Exact costs for repairs still unknown
By Dolores Quintana and Sam Catanzaro
It is unknown exactly how much the total cost will be to deal with the water damage and mold issues at the John Muir Elementary and Santa Monica Alternative School House (SMASH) campus, but as of last week, the school district has paid out about $180,000 in costs for testing and investigations of the buildings and outside areas.
On June 23 during a special meeting of the Santa Monica-Malibu Unified School District (SMMUSD) Board of Education, the board approved a number of items to begin the “destructive investigation” of the campus and its buildings, located at 2525 5th Street. The buildings have been heavily damaged by the passing decades of water encroachment, dry rot, insect incursion and mold.
Of that $180,000, the highest cost is $42,496 for a contract with a company that would “include the cost of architectural services as well as the addition of a construction cost estimator to the team,” as stated on the meeting’s agenda.
The staff’s report states, “The addition of a cost estimator will assist with proper budgeting and will allow the District to compare the construction cost of the work as it evolves against the replacement value of each building. The additional architectural services proposed include preparation of exhibits outlining the known locations of past water intrusion-related problems and illustrating the work proposed to be completed during this phase of the invasive investigation.”
Little Architects is the company that will be granted that contract and the funds, will be allocated out of Measure SMS funds. Measure SMS is a $485 million bond measure meant to improve school facilities that has a huge budget. The company already has been granted two contracts in May for roughly $92,015 on this project which were part of the first stage of the investigation of the campus and involved in “evaluating what is found and determining what the next steps will be” With this potential approval of a third contract, Little Architects contract payout total would rise to $135,511.
The Muir/SMASH campus investigation started in May the findings report was issued by SMMUSD on the damages to the 26-year-old campus for students from pre-school through eighth grade.
The DTR Consulting Services, Inc. report detailed “poor construction practices, age and exposure, deferred maintenance, and defective or inappropriate installation of materials, including during relatively recent repair or remediation work” calling the work the most likely culprit in the 131 pages of the report that was commissioned by the SMMUSD.
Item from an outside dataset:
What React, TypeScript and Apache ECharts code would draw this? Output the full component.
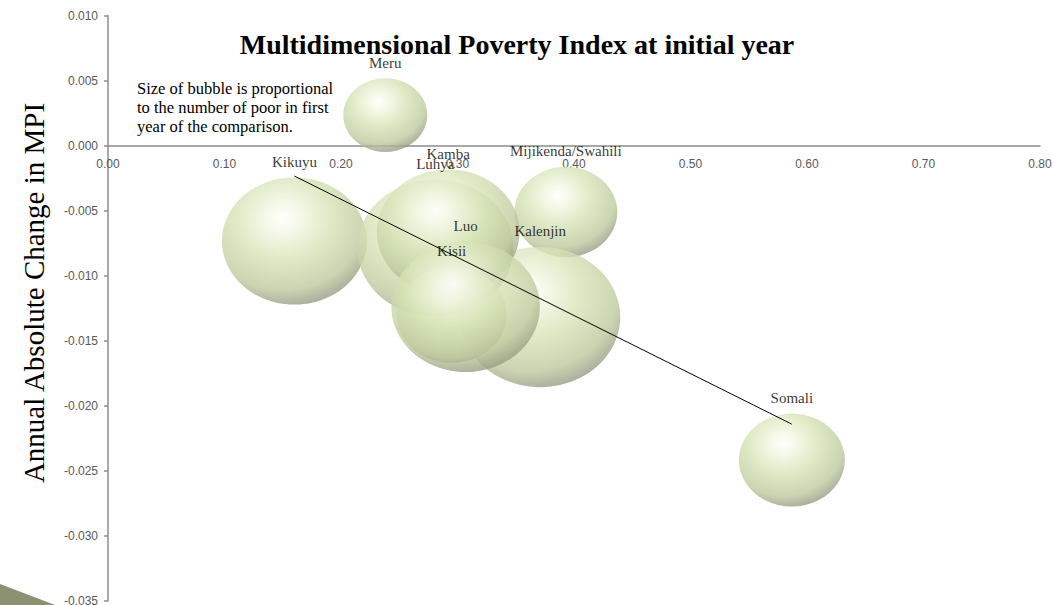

There are also three other contracts under consideration by the school board that would total up to $33,500 for movers who would remove items such as “furniture and contents” and “audio visual,” equipment and “technology” from certain classrooms in the buildings that have noticeably larger mold levels. The affected rooms are 400, 415 and 480 at SMASH (all classrooms); 101 (technical room) and 513 (janitorial room) at Muir; and 210B (media room), 600 (kindergarten room), and 602 (teacher prep room) at Muir.
Additionally, the school board has already approved $11,249 on May 19 on a contract with Alta Environmental that covers “environmental sampling, testing and reporting.”
SMMUSD Chief Operating Officer Carey Upton said, as quoted by the Santa Monica Daily Press, “We don’t know how much this is going to cost. It’s not going to be cheap,” when asked in May.
The estimate is that the campus might be closed for one or two years while the investigation, remediation and potential rebuilding process is being handled.
The School District has chosen to relocate the entire student population of the campus before next fall: SMASH students will move to the current Olympic High School campus, also known as the Michelle and Barack Obama Center for Inquiry and Exploration. Muir students will be sent to different replacement campuses with most heading to Will Rogers Elementary School, while others could go to campuses that include Franklin, Grant, Roosevelt or McKinley elementary schools in the city of Santa Monica. The students could also have the option of commuting to Malibu to attend Webster or Malibu elementary schools.
During the June 23 meeting, Kat Blandino, a speaker during the public comment period, criticized SMMUSD’s plan for replating Muir Students.
“The John Muir community has been treated completely inequitable,” Blandino said. “The difference between what SMASH and John Muir families were given in the questionnaire and the bait and switch that happened from the meeting into your surveys and the options these families have is kind of horrendous. And it is certainly horrendous when you have known about the issue at that campus for years and suddenly there’s an urgency that you had to rush these things through and then distribute and divide the John Muir community into other schools who are already overpopulated and who’s class sizes are already too large.”